Recourse to the school manual of the petitioner school, which provides:
III. ACADEMIC PERSONNEL POLICIES
xxx
C. PROBATIONARY:
Teachers who have not served the school for three consecutive years are classified as non-permanent. They are under probation. Their contract with the school automatically terminates effectively (at the) end of every school year unless the teacher concerned is dismissed for cause or has resigned from the service before the end of the school year. Probation is a test of moral and professional fitness of a teacher.14
is equally unavailing. The school manual must yield to the decree of the Manual of Regulations for Private Schools of the Department of Education, which has the character of law.
While the facts are hazy as to the existence of an "anti-union bias," so strongly stressed by the petitioners, the same can not validate the questioned dismissals that were, unarguably, without the sanction of a legal cause.

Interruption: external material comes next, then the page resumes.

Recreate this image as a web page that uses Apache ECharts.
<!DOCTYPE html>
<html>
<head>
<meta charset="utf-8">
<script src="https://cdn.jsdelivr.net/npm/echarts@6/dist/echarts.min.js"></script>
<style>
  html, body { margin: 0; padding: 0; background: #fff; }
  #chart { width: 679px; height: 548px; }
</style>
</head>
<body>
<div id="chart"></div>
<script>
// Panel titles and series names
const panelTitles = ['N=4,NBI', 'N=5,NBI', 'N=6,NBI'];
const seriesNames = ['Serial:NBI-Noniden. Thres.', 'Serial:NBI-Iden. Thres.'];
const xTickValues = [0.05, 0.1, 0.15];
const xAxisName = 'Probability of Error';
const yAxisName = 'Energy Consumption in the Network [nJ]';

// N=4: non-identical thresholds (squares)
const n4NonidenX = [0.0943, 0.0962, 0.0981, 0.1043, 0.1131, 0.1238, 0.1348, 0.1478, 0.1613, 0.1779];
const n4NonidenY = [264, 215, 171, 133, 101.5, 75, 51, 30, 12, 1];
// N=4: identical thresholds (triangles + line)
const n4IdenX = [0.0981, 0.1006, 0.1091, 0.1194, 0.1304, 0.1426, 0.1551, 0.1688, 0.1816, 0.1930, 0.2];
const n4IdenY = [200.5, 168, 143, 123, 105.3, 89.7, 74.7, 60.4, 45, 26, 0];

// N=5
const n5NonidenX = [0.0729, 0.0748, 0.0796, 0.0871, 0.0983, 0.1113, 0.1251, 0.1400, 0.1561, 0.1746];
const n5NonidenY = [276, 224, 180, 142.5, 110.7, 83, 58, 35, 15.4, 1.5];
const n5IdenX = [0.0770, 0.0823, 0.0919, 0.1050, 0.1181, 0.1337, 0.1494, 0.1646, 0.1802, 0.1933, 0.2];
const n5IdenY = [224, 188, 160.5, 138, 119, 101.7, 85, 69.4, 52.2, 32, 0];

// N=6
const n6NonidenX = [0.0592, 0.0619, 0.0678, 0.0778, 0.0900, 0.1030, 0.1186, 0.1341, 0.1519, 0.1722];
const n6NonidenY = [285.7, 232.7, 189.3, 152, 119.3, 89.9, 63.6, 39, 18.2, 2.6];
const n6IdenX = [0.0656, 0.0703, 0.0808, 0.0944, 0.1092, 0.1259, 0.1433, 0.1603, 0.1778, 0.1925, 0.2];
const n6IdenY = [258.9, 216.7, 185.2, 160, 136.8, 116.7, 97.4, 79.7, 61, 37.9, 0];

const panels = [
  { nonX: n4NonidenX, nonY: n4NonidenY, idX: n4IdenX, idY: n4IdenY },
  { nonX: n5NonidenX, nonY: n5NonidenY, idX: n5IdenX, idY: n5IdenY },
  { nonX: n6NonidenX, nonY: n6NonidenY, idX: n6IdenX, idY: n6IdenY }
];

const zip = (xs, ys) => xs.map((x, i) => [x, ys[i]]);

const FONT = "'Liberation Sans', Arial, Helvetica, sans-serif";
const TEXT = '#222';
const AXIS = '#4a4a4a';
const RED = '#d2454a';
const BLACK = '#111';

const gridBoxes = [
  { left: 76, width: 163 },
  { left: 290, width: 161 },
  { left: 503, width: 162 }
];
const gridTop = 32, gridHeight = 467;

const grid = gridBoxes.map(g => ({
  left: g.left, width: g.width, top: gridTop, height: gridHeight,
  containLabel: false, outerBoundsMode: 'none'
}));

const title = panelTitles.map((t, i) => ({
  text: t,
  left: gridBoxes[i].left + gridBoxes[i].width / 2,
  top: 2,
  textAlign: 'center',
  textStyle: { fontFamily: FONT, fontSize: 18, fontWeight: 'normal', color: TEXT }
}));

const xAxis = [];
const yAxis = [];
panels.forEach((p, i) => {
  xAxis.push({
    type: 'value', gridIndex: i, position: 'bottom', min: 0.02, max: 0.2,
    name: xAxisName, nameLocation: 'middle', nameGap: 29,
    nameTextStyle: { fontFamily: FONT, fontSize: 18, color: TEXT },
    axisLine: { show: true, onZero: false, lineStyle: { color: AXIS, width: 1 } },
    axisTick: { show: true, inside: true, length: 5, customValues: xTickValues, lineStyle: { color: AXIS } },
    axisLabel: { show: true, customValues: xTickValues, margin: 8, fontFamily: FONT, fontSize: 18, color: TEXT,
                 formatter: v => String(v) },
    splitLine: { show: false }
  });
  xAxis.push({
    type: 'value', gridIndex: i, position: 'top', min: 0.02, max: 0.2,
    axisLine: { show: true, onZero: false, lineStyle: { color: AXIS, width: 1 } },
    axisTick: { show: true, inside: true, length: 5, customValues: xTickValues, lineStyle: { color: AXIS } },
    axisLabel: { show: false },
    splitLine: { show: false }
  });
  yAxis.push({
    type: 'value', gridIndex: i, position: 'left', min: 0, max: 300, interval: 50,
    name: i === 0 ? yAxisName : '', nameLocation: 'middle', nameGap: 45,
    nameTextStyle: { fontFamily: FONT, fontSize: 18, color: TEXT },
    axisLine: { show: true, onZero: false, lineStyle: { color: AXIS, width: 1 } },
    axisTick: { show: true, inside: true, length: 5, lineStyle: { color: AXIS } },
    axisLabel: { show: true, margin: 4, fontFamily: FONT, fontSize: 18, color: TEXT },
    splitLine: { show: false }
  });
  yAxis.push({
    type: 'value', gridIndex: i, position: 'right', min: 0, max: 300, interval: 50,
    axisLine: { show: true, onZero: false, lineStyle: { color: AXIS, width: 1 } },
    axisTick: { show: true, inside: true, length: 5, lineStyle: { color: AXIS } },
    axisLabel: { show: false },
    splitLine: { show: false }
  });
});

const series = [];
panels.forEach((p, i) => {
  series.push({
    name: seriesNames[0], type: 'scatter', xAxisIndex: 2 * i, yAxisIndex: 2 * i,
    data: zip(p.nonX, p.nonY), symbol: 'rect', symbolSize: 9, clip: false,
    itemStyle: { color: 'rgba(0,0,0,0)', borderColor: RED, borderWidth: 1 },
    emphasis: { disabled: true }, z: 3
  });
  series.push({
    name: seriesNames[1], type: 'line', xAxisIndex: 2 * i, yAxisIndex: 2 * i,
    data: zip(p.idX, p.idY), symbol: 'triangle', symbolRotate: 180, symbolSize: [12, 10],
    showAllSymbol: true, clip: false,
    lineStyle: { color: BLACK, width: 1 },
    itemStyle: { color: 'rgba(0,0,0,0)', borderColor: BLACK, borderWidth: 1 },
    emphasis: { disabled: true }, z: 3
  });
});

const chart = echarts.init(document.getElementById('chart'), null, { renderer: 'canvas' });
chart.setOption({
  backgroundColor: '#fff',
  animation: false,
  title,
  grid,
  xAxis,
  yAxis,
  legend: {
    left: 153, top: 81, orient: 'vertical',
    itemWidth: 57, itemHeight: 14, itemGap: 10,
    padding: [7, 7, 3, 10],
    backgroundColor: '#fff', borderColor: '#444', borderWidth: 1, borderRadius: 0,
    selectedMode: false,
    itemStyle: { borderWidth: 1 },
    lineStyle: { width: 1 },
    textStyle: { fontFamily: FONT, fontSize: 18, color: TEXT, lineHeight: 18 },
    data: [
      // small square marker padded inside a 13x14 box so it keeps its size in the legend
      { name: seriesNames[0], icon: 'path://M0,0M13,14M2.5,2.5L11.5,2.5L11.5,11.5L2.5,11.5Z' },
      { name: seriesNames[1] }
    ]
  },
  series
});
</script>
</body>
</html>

Accordingly, we find no grave abuse of discretion committed by the respondent National Labor Relations Commission in its assailed decision.
WHEREFORE, the petition is DENIED. The decision of the public respondent promulgated on February 29, 1988, is
AFFIRMED in toto except that back wages shall be limited to three years.
No costs.
SO ORDERED.
Melencio-Herrera (Chairperson), Paras and Regalado, JJ., concur.
Padilla, J., took no part.
Footnotes
1 Rollo, 28.
2 Id., 52
3 Id., 26.
4 No. L-44380, March 31, 1977, 76 SCRA 250.
5 63316, July 31, 1984, 131 SCRA 151.
6 Id., 69.
7 Id., 27.
8 Id., 27-28.
9 Id., 28-29.
10 Id., 6-7; italics in the original.
11 Id., 7.
12 Supra, 252
13 Rollo, Id., 9.
14 Id., 9-10; italics in the original.